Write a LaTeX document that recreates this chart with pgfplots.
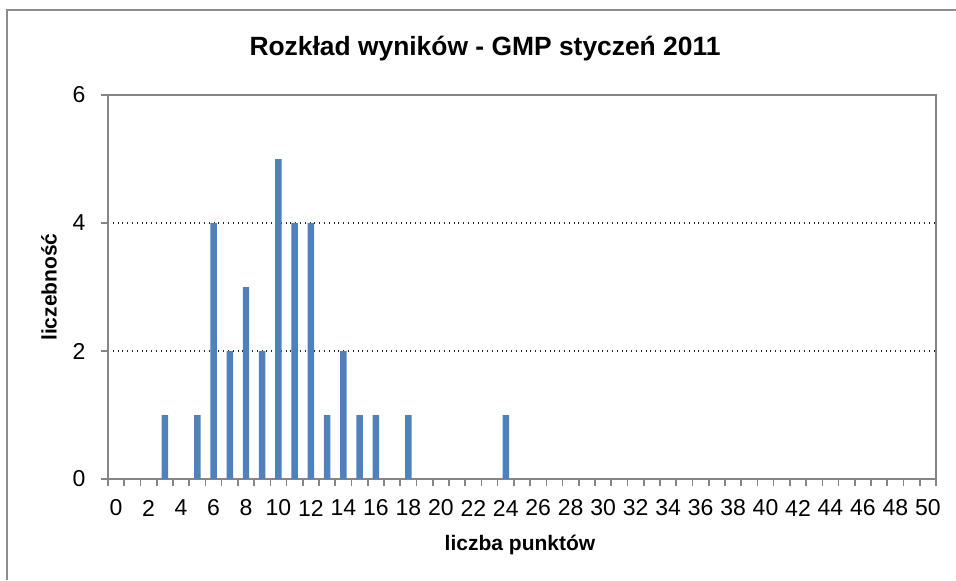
\documentclass[border=0pt]{standalone}
\usepackage{fontspec}
\setmainfont{Liberation Sans}
\usepackage{pgfplots}
\pgfplotsset{compat=1.18}
\definecolor{barblue}{RGB}{79,129,189}
\definecolor{axgray}{RGB}{134,134,134}
\definecolor{framegray}{RGB}{140,140,140}
\begin{document}
\begin{tikzpicture}
\useasboundingbox (0,0) rectangle (478pt,-290pt);
\draw[framegray, line width=1.2pt] (3.5pt,-290pt) -- (3.5pt,-5pt) -- (478pt,-5pt);
\node[font=\fontsize{13.2}{15}\selectfont\bfseries, anchor=center] at (242.5pt,-24.5pt) {Rozkład wyników - GMP styczeń 2011};
\begin{axis}[
  at={(54pt,-239.5pt)}, anchor=south west,
  scale only axis, width=414pt, height=192pt,
  xmin=-0.5, xmax=50.5, ymin=0, ymax=6,
  axis line style={axgray, line width=1pt},
  tick style={axgray, line width=0.8pt},
  tick align=outside,
  tick pos=left,
  major tick length=3.5pt,
  xtick={-0.5,0.5,...,50.5},
  xticklabels={},
  extra x ticks={0,2,...,50},
  extra x tick style={major tick length=0pt},
  ytick={0,2,4,6},
  ymajorgrids,
  grid style={dotted, black!85, line width=0.6pt},
  /pgf/number format/assume math mode=true,
  ticklabel style={font=\fontsize{11.5}{13}\selectfont},
  xticklabel style={anchor=center, yshift=-14.5pt},
  yticklabel style={anchor=center, xshift=-11pt},
  xlabel={liczba punktów},
  ylabel={liczebność},
  label style={font=\fontsize{10.5}{12}\selectfont\bfseries},
  xlabel style={at={(axis description cs:0.5,0)}, anchor=center, yshift=-33pt, xshift=-1pt},
  ylabel style={at={([xshift=-29.5pt]axis description cs:0,0.5)}, anchor=center},
]
\addplot[ybar, bar width=0.4, fill=barblue, draw=none] coordinates {
(3,1) (5,1) (6,4) (7,2) (8,3) (9,2) (10,5) (11,4) (12,4) (13,1) (14,2) (15,1) (16,1) (18,1) (24,1)
};
\end{axis}
\end{tikzpicture}
\end{document}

------------------------------------------------------------------------

Do this:
Reproduce the full listing faithfully, but do not carry over any pictures.

Output of the task:
Write a LaTeX document that recreates this chart with pgfplots.
\documentclass[border=0pt]{standalone}
\usepackage{fontspec}
\setmainfont{Liberation Sans}
\usepackage{pgfplots}
\pgfplotsset{compat=1.18}
\definecolor{barblue}{RGB}{79,129,189}
\definecolor{axgray}{RGB}{134,134,134}
\definecolor{framegray}{RGB}{140,140,140}
\begin{document}
\begin{tikzpicture}
\useasboundingbox (0,0) rectangle (478pt,-290pt);
\draw[framegray, line width=1.2pt] (3.5pt,-290pt) -- (3.5pt,-5pt) -- (478pt,-5pt);
\node[font=\fontsize{13.2}{15}\selectfont\bfseries, anchor=center] at (242.5pt,-24.5pt) {Rozkład wyników - GMP styczeń 2011};
\begin{axis}[
  at={(54pt,-239.5pt)}, anchor=south west,
  scale only axis, width=414pt, height=192pt,
  xmin=-0.5, xmax=50.5, ymin=0, ymax=6,
  axis line style={axgray, line width=1pt},
  tick style={axgray, line width=0.8pt},
  tick align=outside,
  tick pos=left,
  major tick length=3.5pt,
  xtick={-0.5,0.5,...,50.5},
  xticklabels={},
  extra x ticks={0,2,...,50},
  extra x tick style={major tick length=0pt},
  ytick={0,2,4,6},
  ymajorgrids,
  grid style={dotted, black!85, line width=0.6pt},
  /pgf/number format/assume math mode=true,
  ticklabel style={font=\fontsize{11.5}{13}\selectfont},
  xticklabel style={anchor=center, yshift=-14.5pt},
  yticklabel style={anchor=center, xshift=-11pt},
  xlabel={liczba punktów},
  ylabel={liczebność},
  label style={font=\fontsize{10.5}{12}\selectfont\bfseries},
  xlabel style={at={(axis description cs:0.5,0)}, anchor=center, yshift=-33pt, xshift=-1pt},
  ylabel style={at={([xshift=-29.5pt]axis description cs:0,0.5)}, anchor=center},
]
\addplot[ybar, bar width=0.4, fill=barblue, draw=none] coordinates {
(3,1) (5,1) (6,4) (7,2) (8,3) (9,2) (10,5) (11,4) (12,4) (13,1) (14,2) (15,1) (16,1) (18,1) (24,1)
};
\end{axis}
\end{tikzpicture}
\end{document}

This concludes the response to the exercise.